In Italo Calvino's Memos for the Next Millennium, there's a wonderful
essay exalting "lightness". The context then was prose, and Calvino showed
the beauty behind lines that hid their genius through playfulness and a
grin. Other essays from Memos tackle speed (the travels from one
thought to the next) and brevity (the art of a story succinctly told). Each
of these authorial traits formed the backbone to Calvino's aesthetics for
the future. Books about cocky pilots blooming to 1000 pages? That was not
his idea!
It is in the world of indie pop, not serious literature, that Calvino's
positions have most vividly taken hold. Two records that support such a
declaration are Busytoby's Good to Be Alive, whose pop songs flew
from the past to the future to unearth love, and the Boys' Star Library's
remarkable If I Was Born a Girl.... Here, in the course of sixteen
songs and sixty minutes, the band and some important friends (like Josh
Siegel and Will Quinnell) ask a metaphorical question through each pop song. Among them: what if believing in love is unavoidable? What if
death is not your enemy? What if you were not born the person you are today?
The latter question is addressed in "Nancy" (also known as the "birth"
chapter), and the song's execution shows how the group meets Calvino's aesthetic aims.

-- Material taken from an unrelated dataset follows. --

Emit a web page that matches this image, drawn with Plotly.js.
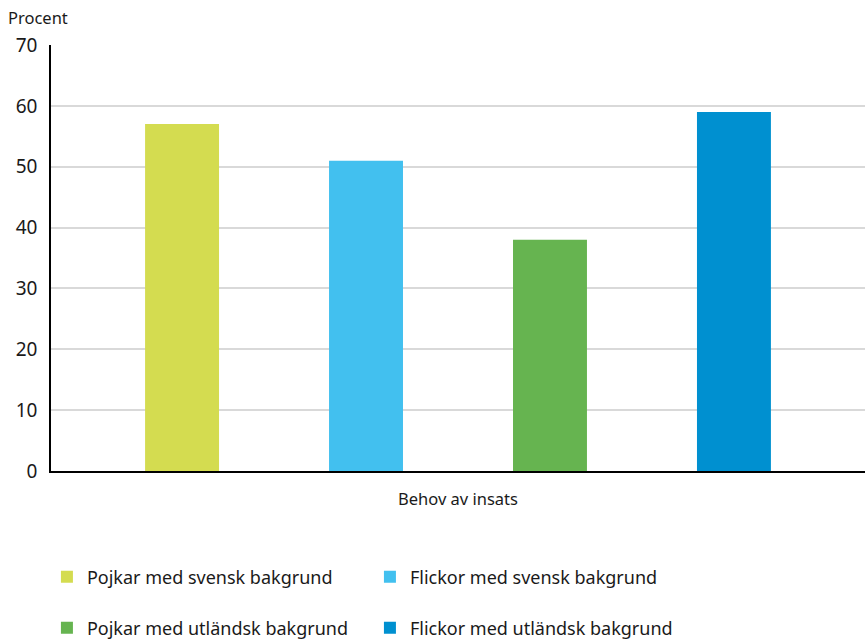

Lyrically, it approaches the metaphysical question quite
lightly ("If I was born a girl, I'd be named Nancy/Piggy tails and
curls/I'd be a dancer...and I wouldn't dance with you"), and borders on
becoming "condensed twee". The song is not sung cutely, though, but with
rapid urgency and conviction, as it is about
irritation and jealousy toward the guys that girls now like. It's a revenge
song against stupid guys and girls without taste ("I could blow away your
world if I wanted to") and, in less than four minutes, projects enough
tension to provide one solid answer to the song's metaphysical question: If
you were not born the person you are today, you wouldn't be happier.
As with an online review of a mystery novel, it seems like a crime to reveal more
than one chapter of this delightful, important piece of musical lightness.
Furthermore, it's pointless, as their other songs, aside from the
closer, are more or less the same. A philosophical query is posed, and is followed by a lighthearted inquiry -- all set to music and vocals that
transform a piffling thought into serious fun. Musically, Boy's Star
Library fall between the mindsets of Crayon and Tullycraft; they are tougher
than twee, but quite able to woo that crowd. They're also talented enough with
their instruments to occasionally suggest Yo La Tengo, with touches of Mick
Ronson echoed throughout the heady instrumental lead-in (also known as the
"fetus"). Their singer, Jimmy Hughes, sounds a bit like Holiday's
Josh Gennett, but he's more punk in his approach; you don't feel like
you're flipping through a fashion magazine with him. Overall, the group's
talents help produce a record in which the uncharacteristically drawn-out closer,
"Being Old", gives you another reason to cheer. And if you like to savor art, you'll be inspired by "Being Old" (also known as the "death" chapter) to close the musical book a few seconds early, proclaiming, "I am still not finished with beauty."